Martha Coleman is partner and co-managing director of newly formed film and television production company, RevLover. RevLover is sister company to Revolver, one of the world’s most awarded commercials production companies with a creative roster that includes Justin Kurzel (Snowtown, Macbeth), Kim Gehrig (#1 UK TVC director, 2015) and Steve Rogers (DGA). Martha began her career as a producer of the seminal Australian feature film Praise (Fipresci Award TIFF, Sundance, Berlin 1999), after which she moved to London for 8 years, where she was Head of Creative at Icon and Executive producer and Head of Creative at Newline and EFD owned Material Entertainment.
Material’s first film, Run Fat Boy, Run, achieved number one at the UK box office, where it remained for 6 weeks. Returning to Australia in 2009, Martha was Head of Development for 5 years at newly formed agency Screen Australia. She steered a team that championed a new direction in film development, also sitting on the Production funding and Producer Offset committees. 2015 delivered an unprecedented number of Australian theatrical films that achieved significant success at the Australian box office, all of which (except Fury Road) were supported by Martha’s team at Screen Australia. Martha is a graduate of the Australian Institute of Company Directors (GAICD) and sits on the board of the Adelaide Film Festival. She has dual Australian and British citizenship and resides in Sydney, Australia.
What attracted you to Inside Pictures as a programme? What’s your impression so far?
Returning to producing after 14 years and setting up a business I was aware that my experience was heavily biased on the creative/marketplace side. I was attracted by the opportunity to focus on making sense of the numbers that sit behind the finance plan, finance and recoupment, and to gain insight into the up-to-the-minute international film landscape. It’s also a great way to expand the network. So far, so good!
You have extensive experience in working in the Australian and UK film industries. How do these two industries differ? What could the two countries at opposite sides of the world learn from each other?

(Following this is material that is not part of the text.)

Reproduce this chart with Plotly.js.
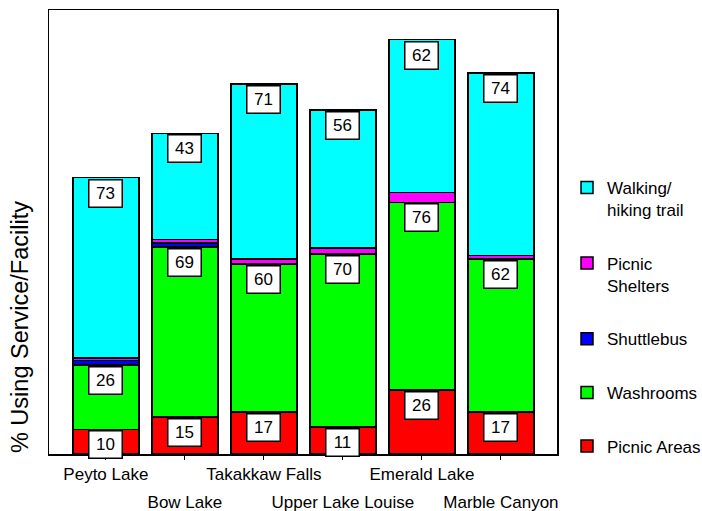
<!DOCTYPE html>
<html>
<head>
<meta charset="utf-8">
<script src="https://cdn.plot.ly/plotly-3.0.1.min.js"></script>
<style>html,body{margin:0;padding:0;background:#fff;}#chart{width:702px;height:511px;}</style>
</head>
<body>
<div id="chart"></div>
<script>
// ---- data ----
const categories = ['Peyto Lake', 'Bow Lake', 'Takakkaw Falls', 'Upper Lake Louise', 'Emerald Lake', 'Marble Canyon'];
const picnicAreas    = [10, 15, 17, 11, 26, 17];
const washrooms      = [26, 69, 60, 70, 76, 62];
const shuttlebus     = [2, 1.5, 0, 0, 0, 0];
const picnicShelters = [1, 1.5, 2, 2.5, 4, 1.5];
const walkingTrail   = [73, 43, 71, 56, 62, 74];

const seriesNames  = ['Picnic Areas', 'Washrooms', 'Shuttlebus', 'Picnic<br>Shelters', 'Walking/<br>hiking trail'];
const seriesValues = [picnicAreas, washrooms, shuttlebus, picnicShelters, walkingTrail];
const seriesColors = ['#FF0000', '#00FF00', '#0000FF', '#FF00FF', '#00FFFF'];
const labelledSeries = [0, 1, 4];

const FONT = 'Liberation Sans, Arial, sans-serif';
const idx = categories.map((c, i) => i);
const oddIdx = idx.filter(i => i % 2 === 1);
const xRange = [-0.72, 5.71];

const traces = seriesValues.map((vals, s) => ({
  type: 'bar',
  x: categories,
  y: vals,
  name: seriesNames[s],
  legendgroup: 'g' + s,
  legendrank: 10 - s,
  width: 0.835,
  marker: {color: seriesColors[s], line: {color: '#000', width: 1.5}},
  hoverinfo: 'x+y+name'
}));
// helper trace so the second (staggered) category axis is drawn
traces.push({
  type: 'scatter', mode: 'none', xaxis: 'x2', yaxis: 'y',
  x: oddIdx, y: oddIdx.map(() => null),
  showlegend: false, hoverinfo: 'skip'
});

// value boxes at top of each labelled segment
const annotations = [];
labelledSeries.forEach(s => {
  categories.forEach((c, i) => {
    let top = 0;
    for (let k = 0; k <= s; k++) top += seriesValues[k][i];
    annotations.push({
      x: c, y: top, xref: 'x', yref: 'y',
      text: String(seriesValues[s][i]),
      showarrow: false, yanchor: 'top', xanchor: 'center', yshift: -1,
      font: {family: FONT, size: 17, color: '#000'},
      bgcolor: '#fff', bordercolor: '#000', borderwidth: 1.5, borderpad: 0,
      width: 32, height: 26
    });
  });
});
annotations.push({
  text: '% Using Service/Facility', textangle: -90,
  xref: 'paper', yref: 'paper', x: -0.057, y: 0.286,
  xanchor: 'center', yanchor: 'middle', showarrow: false,
  font: {family: FONT, size: 23.5, color: '#000'}
});

const layout = {
  width: 702, height: 511,
  margin: {l: 49, r: 145, t: 10, b: 57, autoexpand: false},
  paper_bgcolor: '#fff', plot_bgcolor: '#fff',
  barmode: 'stack',
  font: {family: FONT, size: 17, color: '#000'},
  xaxis: {
    type: 'category', range: xRange,
    showline: true, mirror: true, linecolor: '#000', linewidth: 1.5,
    ticks: 'outside', ticklen: 4, tickwidth: 1, tickcolor: '#000',
    tickmode: 'array', tickvals: categories,
    ticktext: categories.map((c, i) => i % 2 === 0 ? c : ''),
    tickfont: {family: FONT, size: 17, color: '#000'},
    showgrid: false, zeroline: false, fixedrange: true
  },
  xaxis2: {
    overlaying: 'x', anchor: 'y', side: 'bottom', type: 'linear', range: xRange,
    showline: false, showgrid: false, zeroline: false, ticks: '',
    tickmode: 'array', tickvals: oddIdx, ticktext: oddIdx.map(i => categories[i]),
    ticklabelstandoff: 36,
    tickfont: {family: FONT, size: 17, color: '#000'}, fixedrange: true
  },
  yaxis: {
    range: [0, 180],
    showline: true, mirror: true, linecolor: '#000', linewidth: 1.5,
    showticklabels: false, ticks: '', showgrid: false, zeroline: false, fixedrange: true
  },
  showlegend: true,
  legend: {
    x: 1.0197, xanchor: 'left', y: 0.64, yanchor: 'top',
    traceorder: 'grouped', tracegroupgap: 28.5, valign: 'top',
    font: {family: FONT, size: 17, color: '#000'},
    bgcolor: 'rgba(0,0,0,0)'
  },
  annotations: annotations
};

Plotly.newPlot('chart', traces, layout, {displayModeBar: false, staticPlot: true});
</script>
</body>
</html>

I think they are very similar. The UK is a bigger pond but we share one big challenge: we have a low domestic turnout to our domestic films because we speak English, and so does the US, which is so dominant. Therefore, we compete with US films for audiences. We are also both learning to think more about audiences, to be less parochial and try to make films that resonate universally.
How easy was it to return to independent producing after quite a few years in a public screen agency?
I loved my time at Screen Australia because you can really help talent make progress – it’s so important to have good people in those positions of influence. But there’s no question you have more skin in the game as a producer – the buck stops with you. I had an ‘inner producer’ who kept tapping me on the shoulder and I’ve lived long enough to listen to that inner voice. I knew it was the right thing to do, that I wasn’t done as a producer yet. In that sense is wasn’t hard.
How does your experience as a public funder feed into your work as a producer?
I think those public funding positions give one a great perspective on the entire ecosystem of the industry. I have seen so much of what has been developed out there and so I have a sense of where my own taste fits in the ecosystem, which gives me confidence that there is a place for RevLover. The funding process isn’t a mystery to me and I also trust it because I’ve been on the inside and trust the process. We are so lucky to have public funding; long may that be the case.
Any top tip for your fellow producers what to avoid when approaching or working with public funders?
Understand they are on your side – they WANT to support talent and good projects. Be straight forward, clear, don’t “hard sell”, don’t assume they are idiots.
What was your favourite bugbear?
People assuming that decisions were biased in favour of “mates”. I said no to as many mates as I did strangers.
What are you working on at the moment?
We have a slate of 7 movies and 5 television series, which has attracted development deals from eOne (x 2), Transmission Films (x 2), eOne TV LA and Foxtel. The movies range from a beautiful, heartfelt $4million Thai language story set on Koh Panyee, to a $20 million British /Australian co-production set in Naples, to be directed by Jocelyn Moorhouse. RevLover will convert to production on our first movie and two half hour comedy series next year. 2017 will be busy!